The Narendra Modi government's bid to generate funds to promote clean energy by introducing a Green Cess on every unit of conventional electricity generated in the state has not gone well with major industrial players of the state, who have now challenged the constitutional validity of the government's move in the Gujarat High Court.
Acting on the individual petitions by the companies the High Court has restrained the state government from initiating any proceedings or recover any amounts by way of cess on generation of electricity from the petitioners till June 15, when the next hearing in the matters was scheduled.
Some of the companies who have approached the High Court against Gujarat government's Green Cess include, Essar Power, Nirma Ltd, Reliance Industries, Tata Chemicals Ltd, Arvind Ltd, Phillips Carbon Black Ltd and United Phosphorpus Ltd.
These companies have filed petitions in the High Court in last month and this month, challenging the provisions of the Gujarat Green Cess Act, 2011 and the Gujarat Green Cess Rules, 2011 which became operational from April 1, 2011.
Under the Gujarat Green Cess Act, 2011, Green Cess not exceeding twenty paise per unit was levyed on generation of electricity other than renewable energy for creation of a, fund (Green Envergy Fund) for protecting environment and promoting the generation of electricity through renewable sources in the Stale of Gujarat. This would also include captive electricity generated by captive power plants of companies.
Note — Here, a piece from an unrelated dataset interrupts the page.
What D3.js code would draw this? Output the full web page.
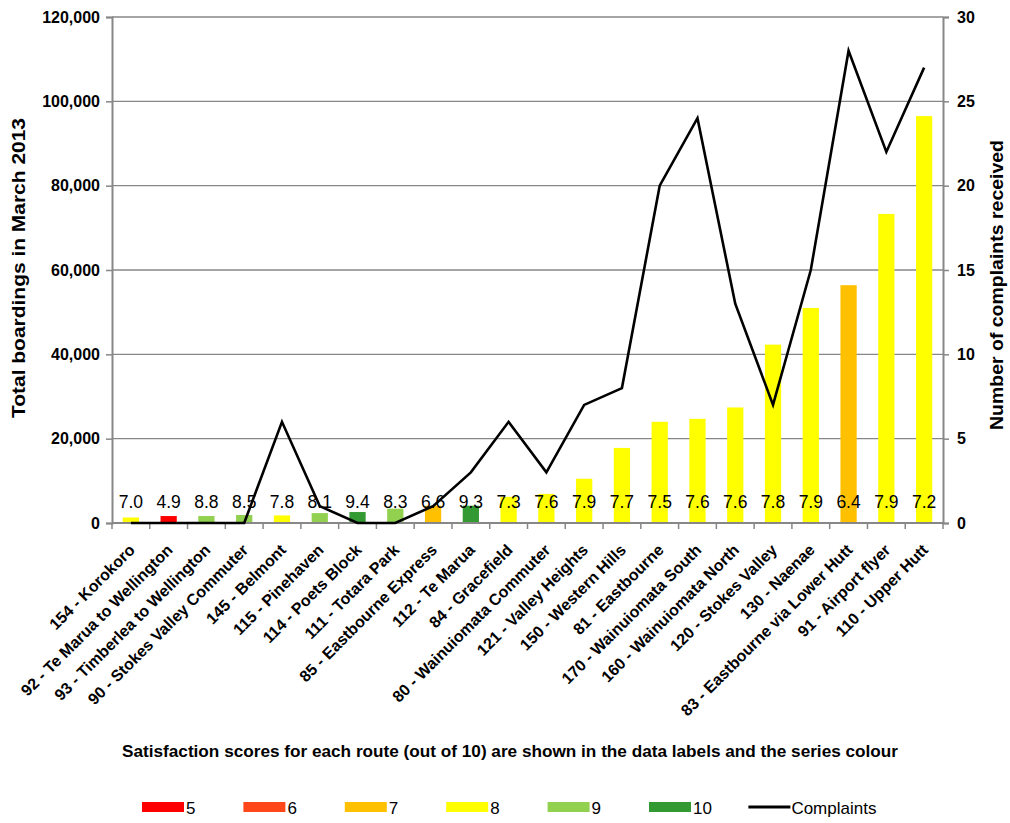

Hearing these separate petitions, the bench of acting Chief Justice Bhaskar Bhattacharya and Justice J B Pardiwala were convinced that the petitioners had made out a strong prima-facie case against the constitutional validity of the Green Cess levyed by the state government.
They have issued notices to the state government on the various petitions and have asked it to file reply to the contentions raised by the petitioners with regard to the constitutional validity of the Gujarat Green Cess Act, 2011 and the Gujarat Green Cess Rules, 2011.
The companies have relied upon 2004 judgement in the case of M P Cement Manufacturers' Association vs State of Madhya Pradesh, wherein it was held that a State was not competent to levy cess as the Parliament had exclusive legislative competence in this respect by virtue of Entry 84 in List I of Schedule 7 of the Constitution of India. It was also held by the court that electricity was "goods" and that the State would have competence to levy tax on the sale and consumption of electricity but could not levy cess on the production of electricity.